The Hancock-Henderson Quill, Inc.
by Dessa Rodeffer, Quill Publisher/Owner
With an Emergency Management Flood Plan in place, Phase I of that plan is the only step that has been implemented according to Henderson County Emergency Director Coral Seitz, of Oquawka.
The crest for April came this Monday (April 25) at 5:45 a.m. at Burlington, IA (flood stage 15 feet) hitting 20.24 feet and then very slowly began falling by 1/20th inch Monday, and 1/10th inch Tuesday. It was slower going down than predicted, due to the recent rains.
Henderson County Board Chair Marty Lafary, who works closely with Seitz on the Emergency Management plan, signed the Disaster Proclamation, when the river reached 19 feet at Burlington. The proclamation is part of Phase I, and will be brought to the board for their approval. It is significant because it puts agencies on the alert that help may be needed from these agencies: Sheriff's Dept., Health Dept., Salvation Army, Volunteer Groups, Highway Dept., etc.
County Sheriff has teamed with volunteers from the county's ministerial alliance and began going door to door in the flood areas making a count of those living there and gaining contact information in case rising waters would cause need for them to be alerted. This will help them know how many adults and children are in harms way and those with special needs, etc. in case a levee should break.
"Much was by word of mouth, before," Seitz said, "when people learned they must get out." Officials want to make sure no one is left behind.
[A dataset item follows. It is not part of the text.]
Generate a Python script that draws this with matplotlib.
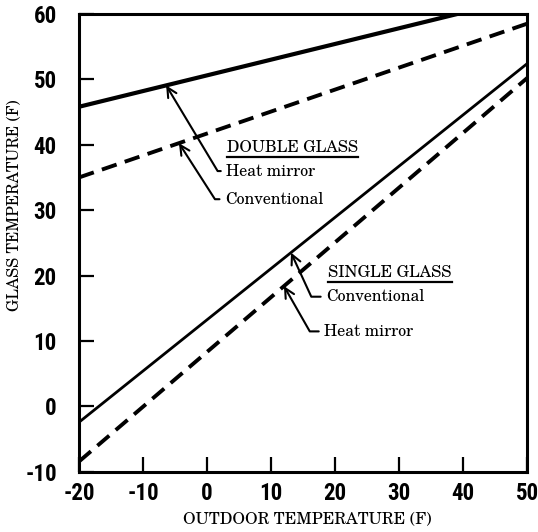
import numpy as np
import matplotlib
matplotlib.use("Agg")
import matplotlib.pyplot as plt
from matplotlib import font_manager

# Glass surface temperature vs outdoor temperature
outdoor = [-20, 50]
double_mirror = [45.8, 62.6]
double_conv = [35.0, 58.5]
single_conv = [-2.4, 52.4]
single_mirror = [-8.4, 50.2]

x_ticks = [-20, -10, 0, 10, 20, 30, 40, 50]
y_ticks = [-10, 0, 10, 20, 30, 40, 50, 60]

installed = {f.name for f in font_manager.fontManager.ttflist}


def pick(*families):
    for fam in families:
        if fam in installed:
            return fam
    return families[-1]


num_family = pick("Roboto Condensed", "Archivo Narrow", "PT Sans Narrow",
                  "Liberation Sans Narrow", "DejaVu Sans")
serif = pick("TeX Gyre Schola", "C059", "Century Schoolbook L", "DejaVu Serif")
tick_font = dict(family=num_family, weight="black", size=16.5)

fig = plt.figure(figsize=(5.38, 5.32), dpi=100)
ax = fig.add_axes([0.147, 0.113, 0.833, 0.861])

ax.plot(outdoor, double_mirror, color="black", lw=3.0, solid_capstyle="butt")
ax.plot(outdoor, double_conv, color="black", lw=2.8, ls=(0, (4, 2.2)))
ax.plot(outdoor, single_conv, color="black", lw=2.0, solid_capstyle="butt")
ax.plot(outdoor, single_mirror, color="black", lw=2.8, ls=(0, (4, 2.2)))

ax.set_xlim(-20, 50)
ax.set_ylim(-10, 60)
ax.set_xticks(x_ticks)
ax.set_yticks(y_ticks)
ax.set_xticklabels([str(v) for v in x_ticks], **tick_font)
ax.set_yticklabels([str(v) for v in y_ticks], **tick_font)
ax.tick_params(axis="x", direction="in", length=11, width=1.6, pad=7)
ax.tick_params(axis="y", direction="in", length=11, width=1.6, pad=16)
for s in ax.spines.values():
    s.set_linewidth(2.2)

ax.set_xlabel("OUTDOOR TEMPERATURE (F)", family=serif, size=11.7)
ax.set_ylabel("GLASS TEMPERATURE (F)", family=serif, size=11.4)
ax.xaxis.set_label_coords(0.51, -0.088)
ax.yaxis.set_label_coords(-0.127, 0.583)


def label(text, x_tip, series, xt, yt, ang):
    # leader runs left from the text, then bends up to the line
    y_tip = np.interp(x_tip, outdoor, series)
    ax.annotate(text, xy=(x_tip, y_tip), xytext=(xt, yt),
                ha="left", va="center_baseline", family=serif, size=11.5,
                arrowprops=dict(arrowstyle="->,head_length=0.6,head_width=0.3",
                                color="black", lw=1.5, shrinkA=2, shrinkB=0,
                                connectionstyle=f"angle,angleA=0,angleB={ang},rad=0"))


def heading(text, x, y):
    t = ax.text(x, y, text, ha="left", va="baseline", family=serif, size=11.5)
    fig.canvas.draw()
    bb = t.get_window_extent()
    inv = ax.transData.inverted()
    base = ax.transData.transform((x, y))[1] - 5
    (x0, y0), (x1, _) = inv.transform([(bb.x0, base), (bb.x1, base)])
    ax.plot([x0, x1], [y0, y0], color="black", lw=1.6)


heading("DOUBLE GLASS", 3.1, 38.9)
label("Heat mirror", -6.4, double_mirror, 3.0, 36.2, 121)
label("Conventional", -4.4, double_conv, 2.8, 31.9, 122.7)

heading("SINGLE GLASS", 18.9, 19.8)
label("Conventional", 13.1, single_conv, 18.6, 17.0, 114.7)
label("Heat mirror", 12.0, single_mirror, 18.3, 11.7, 119.7)

fig.savefig("out.png", dpi=100)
They also are keeping better track of who is on the levee when the river is above 19 feet.
"No one is allowed on the levee except the list of designated people which was given to the Sheriff by Scott Walters and Larry Russell, levee commissioners," she said.
Seitz said the Sheriff does have the authority to arrest anyone who is on the levee and not on the approved list by the commissioners.
"The levees are safe and holding but with the rain and so forth, strange things can happen and we want everyone to be safe. We don't want to take things for granted and we will keep on our toes until the water goes down."
Seitz said the Drainage District commissioners are comfortable with how the levees are holding up at present, but they are being very watchful with the continual rain and slow falling of the river.
"The current is always strong," Seitz said, "and with the water high, you really notice it."
Seitz said some of those living in the flood area have moved out in campers or with relatives but those who are affected are on the river side of the levee. The majority who live there have elevated homes or cabins and commute by boat. Those in Oquawka have city water but many have their own wells and have to use bottled water in other places.
The National weather forecast is updated several times a day, so there are no guarantees. There are no predictions, just a constant watch.
Seitz said U.S. Congressman Bobby Schilling is planning on being at Eagleview Health Center in Oquawka at 2:15 p.m. Friday, May 6 for about 45 minutes for an update of our situation. Anyone can come and talk to their Congressman.
At the end of Schuyler Street Monday, April 5th, Oquawka's Main Street ends before the boat ramp into the river begins as the Mississippi River covers Frontage Road along the river side of the levee. The river at Gladstone Lock & Dam 18 reached 16.06 feet at 8:00 a.m. this Monday, 4.06 feet over its 12 foot flood stage. During the Big Flood of 2008, the river crested on June 17th at 22.46 feet at Gladstone before the levee broke south of Carthage Lake Club, in rural Carman putting many in danger. Henderson County has a plan in place today with safety first priority.